THE weather bureau has revealed Day Seven of its long-range forecasts is wrong most of the time.
The bloopers include a "mostly sunny" outlook one week out from the disastrous Christmas Day hail storms.
"Isolated showers" were the long-range forecast for February 4 last year - the day Melbourne was swamped by flash flooding.
The 40 per cent accuracy rate for Day Seven temperatures is less than what the Day One forecast was 50 years ago, according to data compiled for the Herald Sun.
Weather bureau spokeswoman Andrea Peace has defended the use of seven-day forecasting, but admitted the uncertainty increased dramatically from the four-day mark.
"We use the main global models that are considered to be the best, and there can still be days where even for tomorrow they can all give conflicting results," Ms Peace said.
"The need is still there but people have to understand that it's a guide, it's an outlook and there's a strong possibility that it will change as you get closer to the day."
"Severe weather" was forecast closer to Christmas Day, but thousands of Melburnians were caught out by the storms, with hailstones and flash flooding causing tens of millions of dollars in damage.
Ms Peace said it was difficult to determine the severity of thunderstorms 24 hours out.
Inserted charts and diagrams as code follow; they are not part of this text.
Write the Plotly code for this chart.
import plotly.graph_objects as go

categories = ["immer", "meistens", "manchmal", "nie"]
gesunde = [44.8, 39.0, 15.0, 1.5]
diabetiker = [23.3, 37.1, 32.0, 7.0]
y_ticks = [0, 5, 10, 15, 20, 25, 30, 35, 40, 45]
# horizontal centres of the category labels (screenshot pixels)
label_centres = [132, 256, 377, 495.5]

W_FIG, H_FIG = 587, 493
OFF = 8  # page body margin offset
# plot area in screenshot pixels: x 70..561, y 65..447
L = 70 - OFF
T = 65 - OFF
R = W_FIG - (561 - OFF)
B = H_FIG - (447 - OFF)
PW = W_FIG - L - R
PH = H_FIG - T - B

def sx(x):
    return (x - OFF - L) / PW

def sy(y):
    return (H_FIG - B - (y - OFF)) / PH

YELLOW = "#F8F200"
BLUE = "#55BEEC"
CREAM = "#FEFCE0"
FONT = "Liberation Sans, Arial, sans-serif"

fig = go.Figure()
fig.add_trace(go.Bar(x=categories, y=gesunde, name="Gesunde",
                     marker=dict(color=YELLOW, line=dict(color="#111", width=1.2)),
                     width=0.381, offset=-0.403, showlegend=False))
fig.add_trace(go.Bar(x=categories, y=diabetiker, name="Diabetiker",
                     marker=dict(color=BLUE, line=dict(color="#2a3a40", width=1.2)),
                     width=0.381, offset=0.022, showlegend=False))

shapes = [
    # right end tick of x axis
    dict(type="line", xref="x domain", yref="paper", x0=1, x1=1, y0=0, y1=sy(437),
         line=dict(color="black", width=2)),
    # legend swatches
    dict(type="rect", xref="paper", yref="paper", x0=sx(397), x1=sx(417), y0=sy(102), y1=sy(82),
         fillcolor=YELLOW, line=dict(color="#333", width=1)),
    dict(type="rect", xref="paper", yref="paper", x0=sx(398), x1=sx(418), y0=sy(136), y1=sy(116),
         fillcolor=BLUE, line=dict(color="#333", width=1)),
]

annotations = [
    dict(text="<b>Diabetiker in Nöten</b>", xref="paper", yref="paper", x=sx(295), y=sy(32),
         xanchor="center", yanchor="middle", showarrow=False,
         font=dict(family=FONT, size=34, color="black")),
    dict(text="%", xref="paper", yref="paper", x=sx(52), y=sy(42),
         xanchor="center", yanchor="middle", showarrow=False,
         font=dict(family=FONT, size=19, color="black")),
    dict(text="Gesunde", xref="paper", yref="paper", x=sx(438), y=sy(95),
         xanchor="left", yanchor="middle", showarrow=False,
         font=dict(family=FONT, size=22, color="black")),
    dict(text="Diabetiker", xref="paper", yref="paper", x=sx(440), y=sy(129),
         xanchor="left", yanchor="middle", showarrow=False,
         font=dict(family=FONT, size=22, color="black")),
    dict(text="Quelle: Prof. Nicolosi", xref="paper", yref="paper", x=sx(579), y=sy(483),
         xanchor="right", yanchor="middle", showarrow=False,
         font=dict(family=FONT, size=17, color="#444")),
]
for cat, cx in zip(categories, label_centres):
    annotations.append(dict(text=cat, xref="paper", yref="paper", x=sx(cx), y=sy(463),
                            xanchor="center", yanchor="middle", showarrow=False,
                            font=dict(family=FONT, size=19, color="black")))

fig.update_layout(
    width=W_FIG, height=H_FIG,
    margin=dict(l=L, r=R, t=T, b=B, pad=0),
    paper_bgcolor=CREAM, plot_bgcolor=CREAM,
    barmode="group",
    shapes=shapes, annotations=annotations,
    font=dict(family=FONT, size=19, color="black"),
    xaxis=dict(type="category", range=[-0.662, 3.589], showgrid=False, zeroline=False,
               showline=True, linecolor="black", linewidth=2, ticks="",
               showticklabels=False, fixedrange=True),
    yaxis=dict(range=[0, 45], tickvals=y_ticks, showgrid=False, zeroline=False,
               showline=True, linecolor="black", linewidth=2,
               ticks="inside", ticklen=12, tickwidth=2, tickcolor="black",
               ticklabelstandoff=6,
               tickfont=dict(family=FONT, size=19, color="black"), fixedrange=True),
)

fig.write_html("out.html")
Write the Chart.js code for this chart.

The figures show Day One forecasts are more accurate than ever with an 85 per cent strike rate in 2011. And the number of forecast failures - an error margin of 5C or more - was just three last year, 10 times fewer than in 1962. The Day One error margin has halved in 50 years to just over 1C, while the Day Seven forecast averaged a 2.5C error last year.
Ms Peace said technological advances had combined to hone forecasts over the years.
"As we get better computing power, the size of the grids is going to get smaller and smaller, so the computer models will be able to resolve smaller, more localised weather phenomena," she said.